Here’s an update on the major changes to the kernel security subsystem for the 2.6.30 kernel.

  • TOMOYO
    The TOMOYO security framework from NTT was merged. This is the first significant LSM scheme to be merged since SELinux in 2003. TOMOYO is characterized by its targeting of non-technical users, where security policy is automatically generated with a “learning mode” tool. This scheme utilizes pathnames for determining access to filesystem objects. Another interesting feature is that a domain, i.e. an active subject which acts on objects, is defined as a history of process invocations, rather than a single process. This allows policy to be applied to a particular branch of processes in the system. For example, an access permitted for init->httpd->perl may not be permitted for init->httpd->bash. Sample policy may be found here.
  • IMA
    IBM’s Integrity Measurement Architecture was also merged. This uses the TPM to verify and store cryptographic checksums of files used by the system, i.e. measurement. If a measured file has been modified on disk, this will be detected and stored permanently in the TPM. The aim is to help detect attacks based on modifying files—such as executable binaries or configuration files—although it cannot detect runtime attacks, and requires checksums to be known in advance for the full system startup chain. Files to be measured may be specified in a policy loadable via securityfs.
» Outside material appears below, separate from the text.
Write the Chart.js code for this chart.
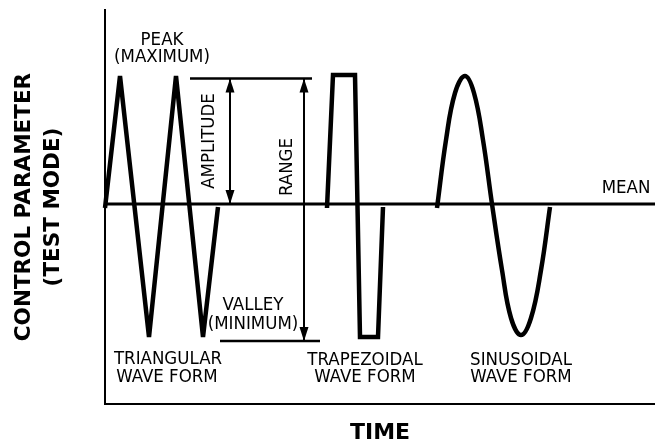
<!DOCTYPE html>
<html>
<head>
<meta charset="utf-8">
<script src="https://cdn.jsdelivr.net/npm/chart.js@4/dist/chart.umd.min.js"></script>
<style>
  html, body { margin: 0; padding: 0; background: #fff; }
  #wrap { width: 655px; height: 442px; }
</style>
</head>
<body>
<div id="wrap"><canvas id="c" width="655" height="442"></canvas></div>
<script>
// ---- Data (time units along x, control-parameter units along y; mean = 0) ----
const triangularTime  = [0, 15, 44, 71, 98, 113];
const triangularValue = [-4, 128, -133, 128, -133, -3];

const trapezoidalTime  = [222, 228, 250, 255, 273, 278];
const trapezoidalValue = [-4, 129, 129, -133, -133, -3];

const sinusoidalTime  = [332, 341, 350, 360, 369, 378, 387, 397, 406, 416, 426, 436, 445];
const sinusoidalValue = [-4, 64, 111, 128, 111, 64, 0, -66, -114, -131, -114, -66, -3];

const meanTime  = [0, 550];
const meanValue = [0, 0];

const peakRefTime    = [85, 207];
const peakRefValue   = [125.5, 125.5];
const valleyRefTime  = [115, 215];
const valleyRefValue = [-137, -137];

const amplitudeTime  = [125, 125];
const amplitudeValue = [125.5, 0];
const rangeTime      = [199, 199];
const rangeValue     = [125.5, -137];

const axisRange = { xMin: 0, xMax: 550, yMin: -200, yMax: 194 };

// ---- Annotation labels (data coordinates) ----
const annotationLabels = [
  { text: 'PEAK',        x: 57,  y: 164 },
  { text: '(MAXIMUM)',   x: 57,  y: 147 },
  { text: 'AMPLITUDE',   x: 104, y: 63, rotate: true },
  { text: 'RANGE',       x: 182, y: 37, rotate: true },
  { text: 'VALLEY',      x: 148, y: -101 },
  { text: '(MINIMUM)',   x: 148, y: -120 },
  { text: 'TRIANGULAR',  x: 63,  y: -155 },
  { text: 'WAVE FORM',   x: 62,  y: -173 },
  { text: 'TRAPEZOIDAL', x: 260, y: -156 },
  { text: 'WAVE FORM',   x: 260, y: -173 },
  { text: 'SINUSOIDAL',  x: 416, y: -156 },
  { text: 'WAVE FORM',   x: 416, y: -173 },
  { text: 'MEAN',        x: 521, y: 16 }
];

const zip = (xs, ys) => xs.map((x, i) => ({ x: x, y: ys[i] }));

function lineSet(label, xs, ys, width, extra) {
  return Object.assign({
    label: label,
    data: zip(xs, ys),
    borderColor: '#000',
    backgroundColor: '#000',
    borderWidth: width,
    pointRadius: 0,
    pointHoverRadius: 0,
    fill: false,
    tension: 0,
    clip: false,
    borderCapStyle: 'butt',
    borderJoinStyle: 'miter'
  }, extra || {});
}

const labelPlugin = {
  id: 'annotationsAndArrows',
  afterDatasetsDraw(chart) {
    const ctx = chart.ctx;
    const xs = chart.scales.x, ys = chart.scales.y;
    // arrowheads
    chart.data.datasets.forEach((ds) => {
      if (!ds.arrows) return;
      const p0 = { x: xs.getPixelForValue(ds.data[0].x), y: ys.getPixelForValue(ds.data[0].y) };
      const p1 = { x: xs.getPixelForValue(ds.data[1].x), y: ys.getPixelForValue(ds.data[1].y) };
      const head = (tip, from) => {
        const ang = Math.atan2(tip.y - from.y, tip.x - from.x);
        const L = 14, W = 4.5;
        ctx.save();
        ctx.translate(tip.x, tip.y);
        ctx.rotate(ang);
        ctx.beginPath();
        ctx.moveTo(0, 0);
        ctx.lineTo(-L, -W);
        ctx.lineTo(-L, W);
        ctx.closePath();
        ctx.fillStyle = '#000';
        ctx.fill();
        ctx.restore();
      };
      head(p0, p1);
      head(p1, p0);
    });
    // text labels
    ctx.save();
    ctx.fillStyle = '#000';
    ctx.font = '18.5px "DejaVu Sans Condensed", "DejaVu Sans", sans-serif';
    ctx.textAlign = 'center';
    ctx.textBaseline = 'middle';
    annotationLabels.forEach((l) => {
      const px = xs.getPixelForValue(l.x), py = ys.getPixelForValue(l.y);
      ctx.save();
      ctx.translate(px, py);
      if (l.rotate) ctx.rotate(-Math.PI / 2);
      ctx.fillText(l.text, 0, 0);
      ctx.restore();
    });
    ctx.restore();
  }
};

new Chart(document.getElementById('c'), {
  type: 'line',
  data: {
    datasets: [
      lineSet('Mean', meanTime, meanValue, 3),
      lineSet('Peak reference', peakRefTime, peakRefValue, 2.5),
      lineSet('Valley reference', valleyRefTime, valleyRefValue, 2.5),
      lineSet('Amplitude', amplitudeTime, amplitudeValue, 2, { arrows: true }),
      lineSet('Range', rangeTime, rangeValue, 2, { arrows: true }),
      lineSet('Triangular', triangularTime, triangularValue, 4.5, { borderJoinStyle: 'bevel' }),
      lineSet('Trapezoidal', trapezoidalTime, trapezoidalValue, 4.5),
      lineSet('Sinusoidal', sinusoidalTime, sinusoidalValue, 4.5, { tension: 0.4 })
    ]
  },
  options: {
    responsive: false,
    animation: false,
    devicePixelRatio: 1,
    layout: { padding: { top: 10, left: 0, right: 0, bottom: 0 } },
    plugins: { legend: { display: false }, tooltip: { enabled: false } },
    events: [],
    scales: {
      x: {
        type: 'linear',
        min: axisRange.xMin, max: axisRange.xMax,
        grid: { display: false, drawTicks: false },
        ticks: { display: false },
        border: { display: true, color: '#000', width: 2 },
        title: {
          display: true, text: 'TIME', color: '#000',
          font: { family: '"DejaVu Sans", sans-serif', size: 22, weight: 'bold', lineHeight: 18 / 22 },
          padding: { top: 20, bottom: 0 }
        }
      },
      y: {
        type: 'linear',
        min: axisRange.yMin, max: axisRange.yMax,
        grid: { display: false, drawTicks: false },
        ticks: { display: false },
        border: { display: true, color: '#000', width: 2 },
        title: {
          display: true, text: ['CONTROL PARAMETER', '(TEST MODE)'], color: '#000',
          font: { family: '"DejaVu Sans", sans-serif', size: 21.5, weight: 'bold', lineHeight: 29 / 21.5 },
          padding: { top: 10, bottom: 37 }
        }
      }
    }
  },
  plugins: [labelPlugin]
});
</script>
</body>
</html>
  • Remove Old SELinux Network Controls
    The original SELinux network controls were deprecated by the iptables-based Secmark system several years ago, although they remained available via the compat_net option for the likely few people who were using them. The old code has now been removed entirely, and users should transition to Secmark: Paul Moore has written a detailed guide for this.

The remaining changes were primarily bugfixes and enhancements across most parts of the security subsystem, including SELinux, SMACK, and keys.